The Ogonis are not alone in the pursuit of change of status quo, the Ogbia community of Bayelsa State had complained of lack of amenities in their area, reflecting unfulfilled promises.
The current crisis in the region tending to transform the area into a mini Iraq with aggrieved citizens taking oil workers hostage, is the inevitable outcome of the failure of the Nigerian State and the professional political class to address the politics of oil. It would appear that the youths of the region have finally discovered how best to treat and beat the Nigeria State.
In the past weeks, a group known as the Movement for the Emancipation of the Niger Delta (MEND), had kidnapped four oil workers, and seized two vessels, attacked three flow stations and have also very recently kidnapped nine oil workers and are threatening to move from one oil major to the other.
Shell which depends on the Niger Delta for ten per cent of its global oil production, as well as the other oil majors are already used to crises of this nature.
No doubt that, they consider violent attacks on their processes and installations, part of the price to be paid for doing business in Nigeria and has evacuated over 300 of its staff, while Chevron has suspended some of its operations.
The main challenge lies in, why in six, seven years of Nigeria’s civilian democracy, has progress not been made in addressing the Niger Delta question.
The situation in the region worsened during military rule especially under General Sani Abacha, who unleashed a reign of terror and repression on the people killing Ken Saro-Wiwa, the MOSOP activist and eight others.

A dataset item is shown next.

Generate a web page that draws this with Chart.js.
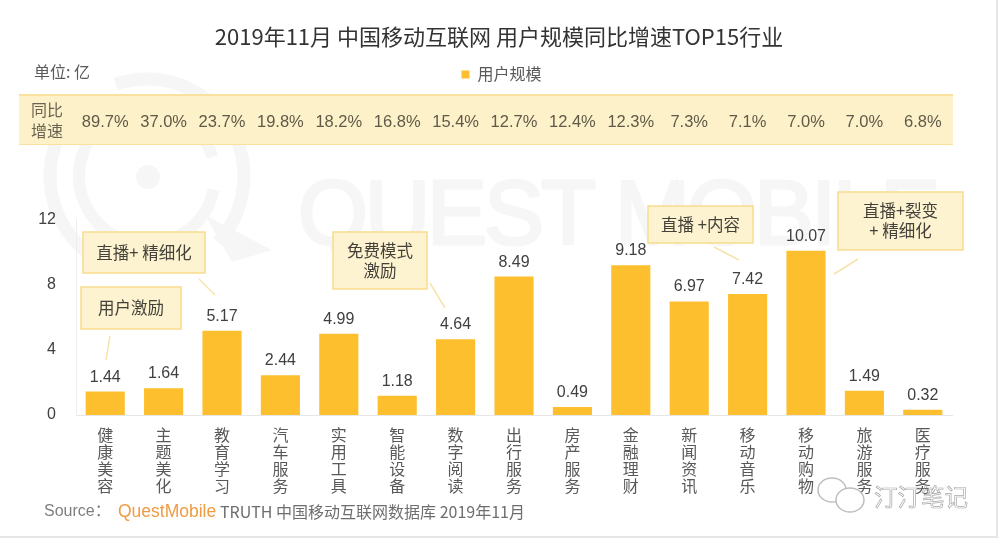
<!DOCTYPE html>
<html>
<head>
<meta charset="utf-8">
<style>
  html, body { margin: 0; padding: 0; background: #fff; }
  canvas { display: block; }
</style>
<script src="https://cdn.jsdelivr.net/npm/chart.js@4/dist/chart.umd.min.js"></script>
</head>
<body>
<canvas id="chart" width="1000" height="541"></canvas>
<script>
const categories = ['健康美容', '主题美化', '教育学习', '汽车服务', '实用工具', '智能设备', '数字阅读', '出行服务', '房产服务', '金融理财', '新闻资讯', '移动音乐', '移动购物', '旅游服务', '医疗服务'];
const userScale = [1.44, 1.64, 5.17, 2.44, 4.99, 1.18, 4.64, 8.49, 0.49, 9.18, 6.97, 7.42, 10.07, 1.49, 0.32];
const growth = ['89.7%', '37.0%', '23.7%', '19.8%', '18.2%', '16.8%', '15.4%', '12.7%', '12.4%', '12.3%', '7.3%', '7.1%', '7.0%', '7.0%', '6.8%'];
const yTicks = [0, 4, 8, 12];

const sans = '"Liberation Sans", "Noto Sans CJK SC", sans-serif';
const cjk = '"Noto Sans CJK SC", sans-serif';

// callout boxes and their leader lines
const callouts = [
    { x: 81, y: 287, w: 100, h: 42, lines: ['用户激励'], leader: [110, 336, 106, 360] },
    { x: 83, y: 232, w: 122, h: 41, lines: ['直播+ 精细化'], leader: [199, 279, 215, 295] },
    { x: 333, y: 232, w: 94, h: 57, lines: ['免费模式', '激励'], leader: [430, 283, 445, 308] },
    { x: 648, y: 206, w: 105, h: 37, lines: ['直播 +内容'], leader: [714, 247, 739, 260] },
    { x: 838, y: 192, w: 125, h: 58, lines: ['直播+裂变', '+ 精细化'], leader: [858, 259, 834, 274] }
];

const watermark = {
    id: 'watermark',
    beforeDraw(chart) {
        const ctx = chart.ctx;
        ctx.save();
        ctx.strokeStyle = '#f6f6f6';
        ctx.fillStyle = '#f6f6f6';
        ctx.lineWidth = 13;
        ctx.beginPath();
        ctx.arc(147, 176, 97, -1.9, 0.75);
        ctx.stroke();
        ctx.beginPath();
        ctx.arc(147, 176, 97, 2.0, 3.9);
        ctx.stroke();
        ctx.lineWidth = 12;
        ctx.beginPath();
        ctx.arc(147, 176, 68, 0.2, 6.0);
        ctx.stroke();
        ctx.beginPath();
        ctx.arc(148, 177, 12, 0, Math.PI * 2);
        ctx.fill();
        ctx.beginPath();
        ctx.moveTo(205, 215);
        ctx.lineTo(272, 250);
        ctx.lineTo(232, 262);
        ctx.closePath();
        ctx.fill();

        ctx.font = '90px ' + sans;
        ctx.letterSpacing = '-3px';
        ctx.textBaseline = 'alphabetic';
        ctx.lineWidth = 3;
        ctx.fillText('QUEST MOBILE', 298, 244);
        ctx.strokeText('QUEST MOBILE', 298, 244);
        ctx.restore();
    }
};

const decorations = {
    id: 'decorations',
    beforeDatasetsDraw(chart) {
        const ctx = chart.ctx;
        ctx.save();
        // growth band
        ctx.fillStyle = 'rgba(253, 240, 197, 0.93)';
        ctx.fillRect(19, 94, 934, 51);
        ctx.fillStyle = '#f9e2a0';
        ctx.fillRect(19, 94, 934, 2);
        ctx.fillRect(19, 144, 934, 1);
        ctx.restore();
    },
    afterDraw(chart) {
        const ctx = chart.ctx;
        const x = chart.scales.x;
        const meta = chart.getDatasetMeta(0);
        ctx.save();
        ctx.textBaseline = 'middle';

        ctx.textAlign = 'left';
        ctx.fillStyle = '#595959';
        ctx.font = '16px ' + cjk;
        ctx.fillText('单位: 亿', 34, 72);
        ctx.fillStyle = '#6b6452';
        ctx.fillText('同比', 31, 110);
        ctx.fillText('增速', 31, 131);

        ctx.textAlign = 'center';
        ctx.font = '16.5px ' + sans;
        ctx.fillStyle = '#5f5a48';
        growth.forEach((g, i) => ctx.fillText(g, x.getPixelForValue(i), 122));

        // value labels above bars
        ctx.textBaseline = 'alphabetic';
        ctx.font = '16px ' + sans;
        ctx.fillStyle = '#404040';
        userScale.forEach((v, i) => {
            const bar = meta.data[i];
            ctx.fillText(v.toFixed(2), bar.x, bar.y - 10);
        });

        // callouts
        callouts.forEach(c => {
            ctx.fillStyle = '#fdf3d0';
            ctx.strokeStyle = '#f8dc8e';
            ctx.lineWidth = 1.5;
            ctx.fillRect(c.x, c.y, c.w, c.h);
            ctx.strokeRect(c.x, c.y, c.w, c.h);
            ctx.strokeStyle = '#f7e3ac';
            ctx.beginPath();
            ctx.moveTo(c.leader[0], c.leader[1]);
            ctx.lineTo(c.leader[2], c.leader[3]);
            ctx.stroke();
            ctx.fillStyle = '#44413a';
            ctx.font = '16.5px ' + cjk;
            ctx.textBaseline = 'middle';
            const top = c.y + c.h / 2 - (c.lines.length - 1) * 10;
            c.lines.forEach((l, i) => ctx.fillText(l, c.x + c.w / 2, top + i * 20));
        });

        // source line
        ctx.textAlign = 'left';
        ctx.textBaseline = 'middle';
        ctx.font = '16px ' + sans;
        ctx.fillStyle = '#7f7f7f';
        ctx.fillText('Source：', 44, 512);
        ctx.font = '17.5px ' + sans;
        ctx.fillStyle = '#ef9c45';
        ctx.fillText('QuestMobile', 118, 512);
        ctx.font = '16px ' + cjk;
        ctx.fillStyle = '#6e6e6e';
        ctx.fillText('TRUTH 中国移动互联网数据库 2019年11月', 220, 512);

        // wechat mark
        ctx.strokeStyle = '#bdbdbd';
        ctx.lineWidth = 1.5;
        ctx.beginPath();
        ctx.ellipse(832, 490, 14, 12, 0, 0, Math.PI * 2);
        ctx.stroke();
        ctx.beginPath();
        ctx.ellipse(850, 500, 14, 12, 0, 0, Math.PI * 2);
        ctx.fillStyle = '#fff';
        ctx.fill();
        ctx.stroke();
        ctx.font = '23.5px ' + cjk;
        ctx.strokeStyle = '#a8a8a8';
        ctx.lineWidth = 0.7;
        ctx.strokeText('汀汀笔记', 874, 497);

        // picture frame
        ctx.fillStyle = '#e6e6e6';
        ctx.fillRect(996, 0, 2, 538);
        ctx.fillRect(0, 536, 998, 2);
        ctx.restore();
    }
};

// keeps room between the legend and the plot area, and centres title and legend on the page
const legendGap = {
    id: 'legendGap',
    beforeInit(chart) {
        const fit = chart.legend.fit;
        chart.legend.fit = function () {
            fit.call(this);
            this.height += 127;
        };
    },
    beforeDraw(chart) {
        chart.legend.right = chart.legend.left + 1003;
        chart.titleBlock.right = chart.titleBlock.left + 998;
    }
};

new Chart(document.getElementById('chart').getContext('2d'), {
    type: 'bar',
    data: {
        labels: categories,
        datasets: [{
            label: '用户规模',
            data: userScale,
            backgroundColor: '#fdbf2d',
            categoryPercentage: 1,
            barPercentage: 0.67
        }]
    },
    plugins: [watermark, decorations, legendGap],
    options: {
        responsive: false,
        animation: false,
        layout: { padding: { left: 0, right: 48, top: 0, bottom: 0 } },
        plugins: {
            title: {
                display: true,
                text: '2019年11月 中国移动互联网 用户规模同比增速TOP15行业',
                color: '#333333',
                font: { family: cjk, size: 22, weight: 'normal' },
                padding: { top: 23, bottom: 13 }
            },
            legend: {
                display: true,
                position: 'top',
                labels: {
                    usePointStyle: true,
                    pointStyle: 'rect',
                    boxWidth: 8,
                    boxHeight: 8,
                    color: '#595959',
                    padding: 4,
                    font: { family: cjk, size: 16 }
                }
            },
            tooltip: { enabled: false }
        },
        scales: {
            x: {
                grid: { display: false },
                border: { color: '#e6e6e6' },
                afterFit(scale) { scale.height = 126; },
                ticks: {
                    autoSkip: false,
                    maxRotation: 0,
                    minRotation: 0,
                    padding: 4,
                    color: '#595959',
                    font: { family: cjk, size: 16, lineHeight: '16.7px' },
                    callback(value) { return categories[value].split(''); }
                }
            },
            y: {
                min: 0,
                max: 12,
                grid: { display: false },
                border: { color: '#eeeeee' },
                afterFit(scale) { scale.width = 76; },
                afterBuildTicks(scale) { scale.ticks = yTicks.map(v => ({ value: v })); },
                ticks: {
                    padding: 12,
                    color: '#404040',
                    font: { family: sans, size: 16 }
                }
            }
        }
    }
});
</script>
</body>
</html>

Following these developments, the angry youths have since formed themselves into formidable militias mowing down soldiers and taking oil company workers hostage as a way of making their plight known.

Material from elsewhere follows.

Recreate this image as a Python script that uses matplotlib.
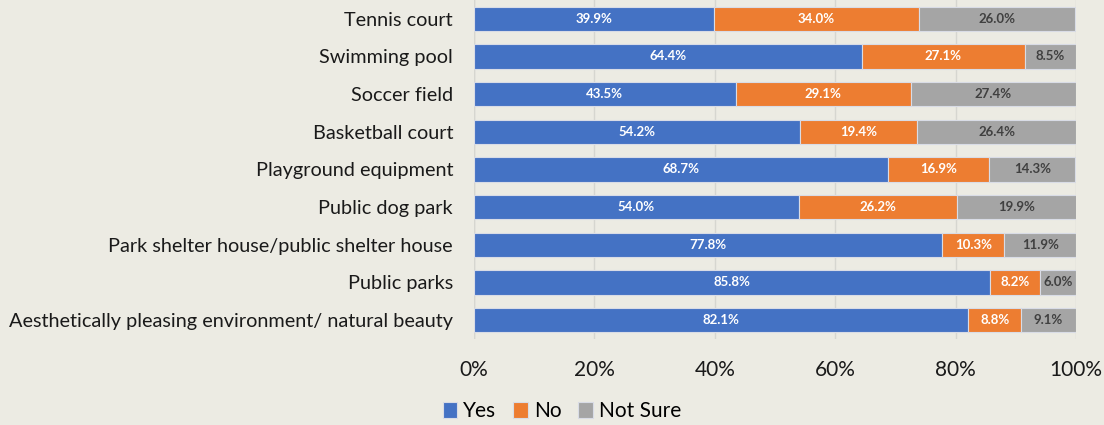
import numpy as np
import matplotlib
matplotlib.use("Agg")
import matplotlib.pyplot as plt

# Survey categories (top to bottom as shown)
categories = ["Tennis court", "Swimming pool", "Soccer field", "Basketball court",
              "Playground equipment", "Public dog park",
              "Park shelter house/public shelter house", "Public parks",
              "Aesthetically pleasing environment/ natural beauty"]
yes_vals = [39.9, 64.4, 43.5, 54.2, 68.7, 54.0, 77.8, 85.8, 82.1]
no_vals = [34.0, 27.1, 29.1, 19.4, 16.9, 26.2, 10.3, 8.2, 8.8]
notsure_vals = [26.0, 8.5, 27.4, 26.4, 14.3, 19.9, 11.9, 6.0, 9.1]

bg = "#ECEBE3"
plt.rcParams['font.family'] = ['Lato', 'DejaVu Sans']

fig = plt.figure(figsize=(11.04, 4.25), dpi=100, facecolor=bg)
ax = fig.add_axes([0.4293, 0.2024, 0.5453, 0.7976], facecolor=bg)

y = np.arange(len(categories))
yes = np.array(yes_vals)
no = np.array(no_vals)
ns = np.array(notsure_vals)
h = 0.64

b1 = ax.barh(y, yes, height=h, color="#4472C4", edgecolor="#D9DCE6", linewidth=0.8, label="Yes", zorder=3)
b2 = ax.barh(y, no, left=yes, height=h, color="#ED7D31", edgecolor="#D9DCE6", linewidth=0.8, label="No", zorder=3)
b3 = ax.barh(y, ns, left=yes + no, height=h, color="#A5A5A5", edgecolor="#D9DCE6", linewidth=0.8, label="Not Sure", zorder=3)

for bars, vals, col in [(b1, yes, "white"), (b2, no, "white"), (b3, ns, "#404040")]:
    ax.bar_label(bars, labels=[f"{v:.1f}%" for v in vals], label_type="center",
                 color=col, fontsize=9.5, fontweight="bold", zorder=4)

ax.set_xlim(0, 100)
ax.set_ylim(len(categories) - 0.5, -0.5)
ax.set_yticks(y)
ax.set_yticklabels(categories, fontsize=14.3, color="#1a1a1a")
ax.set_xticks(np.arange(0, 101, 20))
ax.set_xticklabels([f"{v}%" for v in range(0, 101, 20)], fontsize=15, color="#1a1a1a")
ax.tick_params(axis="y", length=0, pad=15)
ax.tick_params(axis="x", length=0, pad=15)
ax.grid(axis="x", color="#D6D6D0", linewidth=1, zorder=0)
for s in ax.spines.values():
    s.set_visible(False)
ax.axvline(0, color="#D6D6D0", linewidth=1, zorder=1)

fig.legend(handles=[b1, b2, b3], loc="center", bbox_to_anchor=(0.509, 0.033),
           ncol=3, frameon=False, fontsize=15, handlelength=0.7, handleheight=0.8,
           handletextpad=0.3, columnspacing=0.8)

fig.savefig("out.png", dpi=100, facecolor=bg)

At the just concluded national conference, delegates from the South-South had to stage a walk-out because the north bluntly refused to entertain demand for resource control.

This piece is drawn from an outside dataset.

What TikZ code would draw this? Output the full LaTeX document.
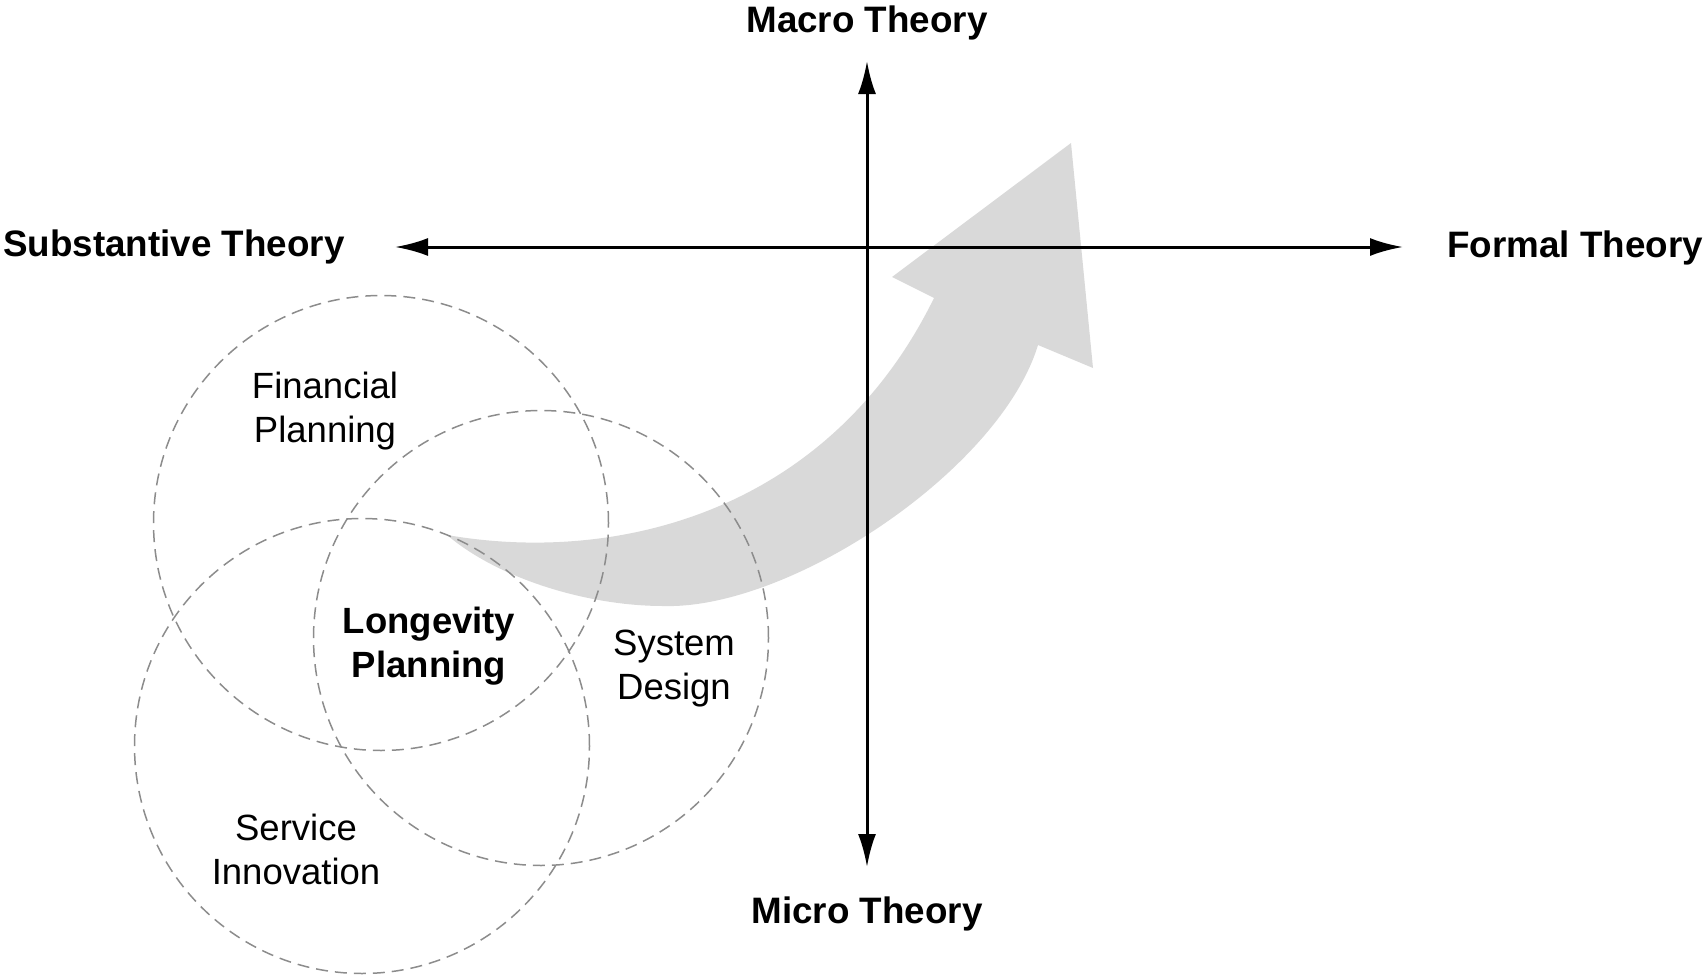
\documentclass[tikz,border=0pt]{standalone}
\usepackage{fontspec}
\setmainfont{Liberation Sans}
\usetikzlibrary{arrows.meta}
\definecolor{venngray}{RGB}{140,140,140}
\definecolor{flowgray}{RGB}{217,217,217}
\newcommand{\twolines}[2]{\begin{tabular}[t]{@{}c@{}}#1\\#2\end{tabular}}
\renewcommand{\arraystretch}{1}
\tikzset{
  axislabel/.style={font=\fontsize{36.8}{44}\selectfont\bfseries, inner sep=0pt},
  arealabel/.style={font=\fontsize{36.5}{44}\selectfont, inner sep=0pt},
  venn/.style={circle, draw=venngray, line width=1.5pt, dash pattern=on 12pt off 7pt, minimum size=455pt, inner sep=0pt},
  axisline/.style={line width=3pt, {Latex[length=33pt,width=18pt]}-{Latex[length=33pt,width=18pt]}},
  flow/.style={fill=flowgray}
}
\begin{document}
\begin{tikzpicture}[x=1pt,y=-1pt]
\useasboundingbox (0,0) rectangle (1706,977);
% big curved arrow
\fill[flow] (447,535) .. controls (620,565) and (830,510) .. (934,298)
  -- (892,277) -- (1071,143) -- (1093,368) -- (1038,345)
  .. controls (1000,470) and (790,610) .. (663,606)
  .. controls (590,606) and (500,580) .. (447,535) -- cycle;
% circles
\node[venn] (cfin) at (381,523) {};
\node[venn] (csys) at (541,638) {};
\node[venn] (csvc) at (362,746) {};
% axes
\coordinate (xl) at (395,247);
\coordinate (xr) at (1403,247);
\coordinate (yt) at (867,61);
\coordinate (yb) at (867,867);
\draw[axisline] (xl) -- (xr);
\draw[axisline] (yt) -- (yb);
% axis labels
\node[axislabel, anchor=base] (macro) at (867,32) {Macro Theory};
\node[axislabel, anchor=base] (micro) at (867,923) {Micro Theory};
\node[axislabel, anchor=base west] (subst) at (3,256) {Substantive Theory};
\node[axislabel, anchor=base east] (formal) at (1703,257) {Formal Theory};
% area labels
\node[arealabel, anchor=base] (lfin) at (325,398) {\twolines{Financial}{Planning}};
\node[arealabel, anchor=base, font=\fontsize{36.5}{44}\selectfont\bfseries] (llong) at (429,633) {\twolines{Longevity}{Planning}};
\node[arealabel, anchor=base] (lsys) at (674,655) {\twolines{System}{Design}};
\node[arealabel, anchor=base] (lsvc) at (296,840) {\twolines{Service}{Innovation}};
\end{tikzpicture}
\end{document}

For this reason, the 19 states of the North even went to court to challenge the derivation formula. While South-South leaders are insisting that the president of Nigeria must come from the South-South in 2007, the Northern elite have more or less told them to shut up.
When the people of the region further reminded the Nigerian State of the contributions to the economy through their ownership of crude oil, which accounts for 90 percent of national revenue, they are told, the oil belongs to the North.
Therefore, for the incumbent government to make progress, it is urgent need to pursue reconciliation among various groups or communities at loggerheads. The government must restore peace to the oil bearing communities.
The conflict in the Niger Delta calls for serious concern because the tension in the region is mounting with frightening consequences for Nigeria’s economy.
Something urgent must be done to bring lasting peace to the region and one of the major steps to be taken to restore normalcy to this region is to work out a peace initiative which must embrace dialogue as its arrow-head,
What is really needed is a firm commitment on the part of the government to address the issues at stake, and tackling the ethnic conflict demands a more mature and humane approach. So that it must be understood that the people in the oil producing areas are victims of neglect and exploitation, which have created a palpable feeling of disenchantment in them.
The multi-national oil companies operating in the area are not helping matters at all. Oil exploration activities are known to have the capacity for devastating the land and polluting the environment.
Multi-national oil companies destroy the environment through oil spillage and gas flaring, but fail to pay compensations to the host communities.